People's Deputy of Ukraine
- In office 29 August 2019 – 20 March 2023

Personal details
- Born: 24 January 1973 (age 53) Dnipropetrovsk, Ukrainian SSR, Soviet Union
- Education: A.F. Mozhaysky Military-Space Academy United States Army Command and General Staff College
- Awards: Hero of Ukraine Order of Bohdan Khmelnytsky 3d class Order of Danylo Halytsky

Military service
- Allegiance: Soviet Union (former) Russia (former) Ukraine
- Branch/service: Ukrainian Airmobile Forces
- Years of service: c. 1994–2000; c. 2000–2019;
- Rank: Lieutenant general
- Commands: Deputy Commander-in-Chief of the Armed Forces of Ukraine; 95th Airmobile Brigade; Ukrainian Air Assault Forces (formerly Ukrainian Airmobile Forces);
- Battles/wars: Ukrainian contingent in Kosovo; Russo-Ukrainian War War in Donbas Siege of Sloviansk; Raid of the 79th Brigade; Battle of Marinka; ; Russian invasion of Ukraine; ;

= Mykhailo Zabrodskyi =

Ukrainian military commander and politician

Mykhailo Vitaliyovych Zabrodskyi (Михайло Віталійович Забродський; born 24 January 1973) is a Ukrainian politician and retired military officer. A member of the European Solidarity party, he was elected to the Verkhovna Rada (Ukraine's national parliament) in 2019, but renounced his mandate in March 2023.

Zabrodskyi is a former commander of the Ukrainian Airmobile Forces, a lieutenant general, and a Hero of Ukraine.

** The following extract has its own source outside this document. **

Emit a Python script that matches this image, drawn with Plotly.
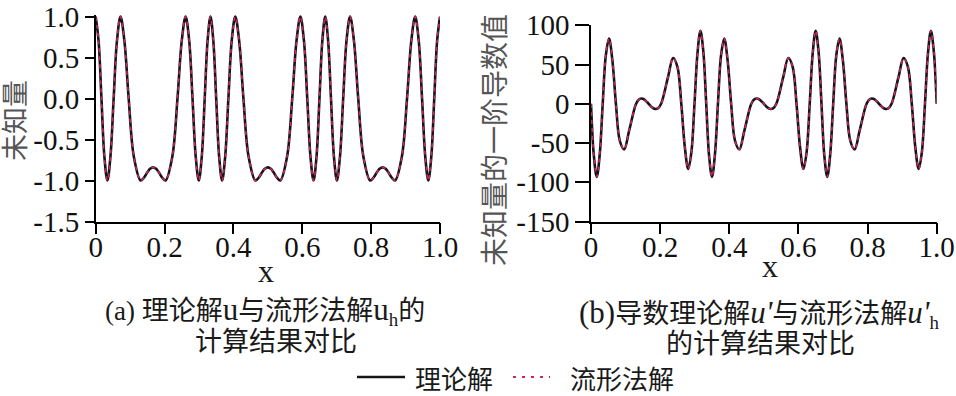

He commanded the 95th Airmobile Brigade during the War in Donbas, during which it conducted a 470-kilometer operation 170 kilometers into Russian and separatist-held territory.

== Early life ==
Zabrodskyi was born on 24 January 1973 in Dnipropetrovsk, the son of a military officer. In 1989 graduated from high school.

== Early military career ==

From 1989 to 1994 he received military education in St. Petersburg - A.F. Mozhaysky Military-Space Academy, after which he served for five years in military service under a contract in Russia. After returning to Ukraine he began serving in the 95th Separate Airmobile Brigade as a platoon commander.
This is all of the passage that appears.